In quegli anni, pur conservando ideali fortemente libertari, comincia a maturare una critica di fondo verso l’anarchismo e, in particolare, verso la sua ispirazione individualista. Scrive:
«Gli anarchici puntano ancora ad una purezza rivoluzionaria sempre più alta, vogliono reagire contro il burocratismo sindacale ma, occorre dirlo, arrivano solo, seppure con le migliori intenzioni del mondo, con grande impegno personale, perfino con eroismo, a moltiplicare le sette, le sotto-sette, le deviazioni ridicole o tragiche (l’esperantismo, il vegetarianesimo, il naturismo, l’amoreliberismo ovunque; il banditismo in Francia; il terrorismo in Spagna)».
Ma rifiuta anche l’anarcosindacalismo.
Al termine della pena, viene espulso dalla Francia e si rifugia in Spagna, dove collabora (e stampa, come tipografo) il giornale Tierra y Libertad, nel quale adotta lo pseudonimo che poi manterrà per tutta la vita: Victor Serge.
Quando viene a conoscenza della rivoluzione del febbraio 1917, decide immediatamente di trasferirsi in Russia, ma viene arrestato lungo il percorso in Francia, che lo libererà solo nel 1919, grazie ad uno scambio di prigionieri tra la Russia sovietica e la Francia. Arrivato finalmente nella città di Pietrogrado, assediata dalle armate controrivoluzionarie bianche, aderisce immediatamente al Partito bolscevico, mettendosi al servizio del giornale del soviet della città.

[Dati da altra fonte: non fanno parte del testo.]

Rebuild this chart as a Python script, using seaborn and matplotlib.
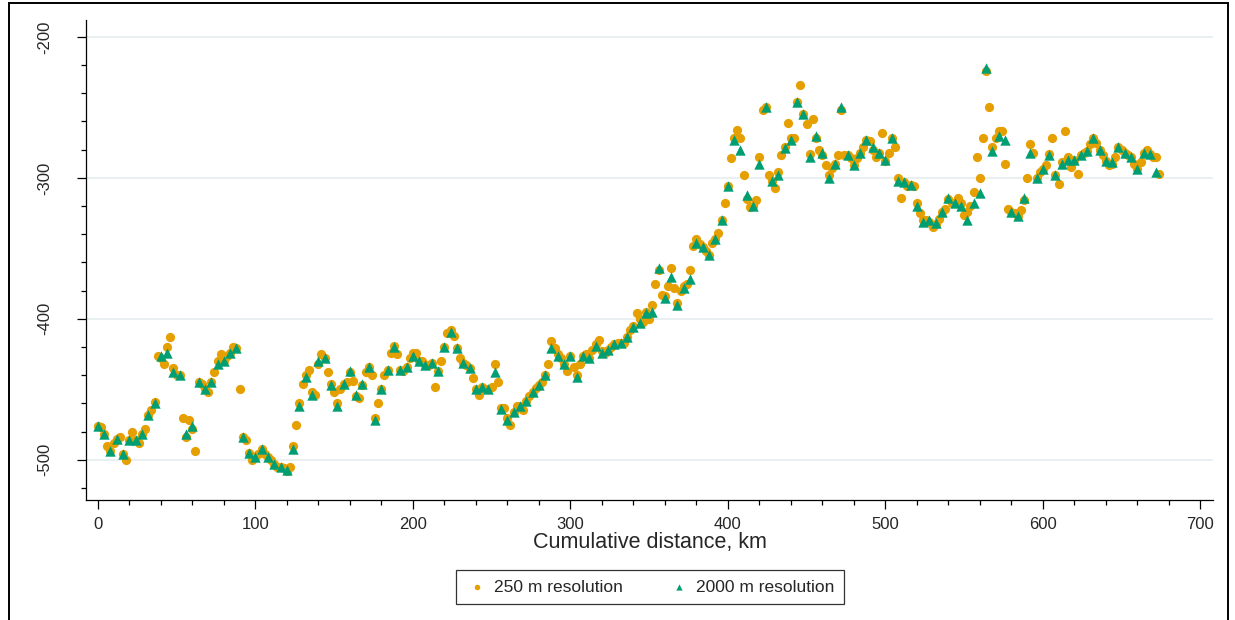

Partecipò ai primi congressi dell’Internazionale comunista (IC), collaborando, in particolare vista la sua perfetta conoscenza dello spagnolo e del francese, con l’Esecutivo diretto da Zinoviev, occupandosi della edizione francese del giornale della IC e scrivendo numerosi articoli per i giornali delle sue varie sezioni nazionali.
Si impegnò per cercare di criticare, con l’efficacia di chi ne ha conosciuto dall’interno le pulsioni ideali, le correnti anarchiche e il loro settarismo contro il bolscevismo, ma fu anche attivo nel cercare di indurre il partito a non usare metodi repressivi verso gli ambienti libertari e, più in generale, nel criticare gli eccessi violenti della CeKa.
Al momento della sollevazione di Kronstadt (marzo 1921), si impegnò attivamente per cercare una mediazione tra il governo bolscevico e i marinai insorti. Dopo la repressione del movimento, peraltro, si salvò dall’arresto solo grazie alla intercessione di Zinoniev, che garantì per lui.
Nel 1923, si impegna immediatamente nella opposizione di sinistra, appena fondata da Trotsky, denunciando con nettezza la burocratizzazione dello stato e dell’Internazionale. Le critiche che sviluppò sulle conseguenze nefaste che quella burocratizzazione ebbe sugli esiti della rivoluzione cinese del 1927, gli costò l’espulsione dal partito con l’accusa di «attività frazionistiche».
Nel 1933, venne condannato alla deportazione negli Urali, e riesce a salvarsi dalla stagione dei processi di Mosca nel 1936, grazie ad una campagna internazionale che vide impegnati numerosi e importanti intellettuali democratici, tra i quali l’italiano Gaetano Salvemini.
Privato della nazionalità russa ed espulso dall’URSS, raggiunge il Belgio e poi la Francia, dove si impegna a fondo contro la feroce repressione che nel paese dei soviet stava colpendo l’intera generazione dei vecchi bolscevichi. Nella guerra di Spagna, sostiene la tesi della necessità della convergenza stretta tra anarchici e marxisti. Comincia ad allontanarsi da Trotsky, criticandolo per il suo settarismo nei confronti del POUM, il partito comunista antistalinista di Andrés Nin. Le critiche politiche che rivolse a Trotsky su questo e su tanti altri temi (in primo luogo sul suo orientamento al momento di Kronstadt) non scalfirono però la stima profonda tra i due, tanto che V. Serge scelse, dopo l’assassinio di Trotsky ad opera di un sicario stalinista, di scriverne la biografia, in collaborazione con la vedova del grande rivoluzionario russo.
Nel frattempo, senza più possibilità di risiedere in un qualunque paese europeo, riuscì a rifugiarsi in Messico, dove nel novembre 1947, morì nella più totale povertà.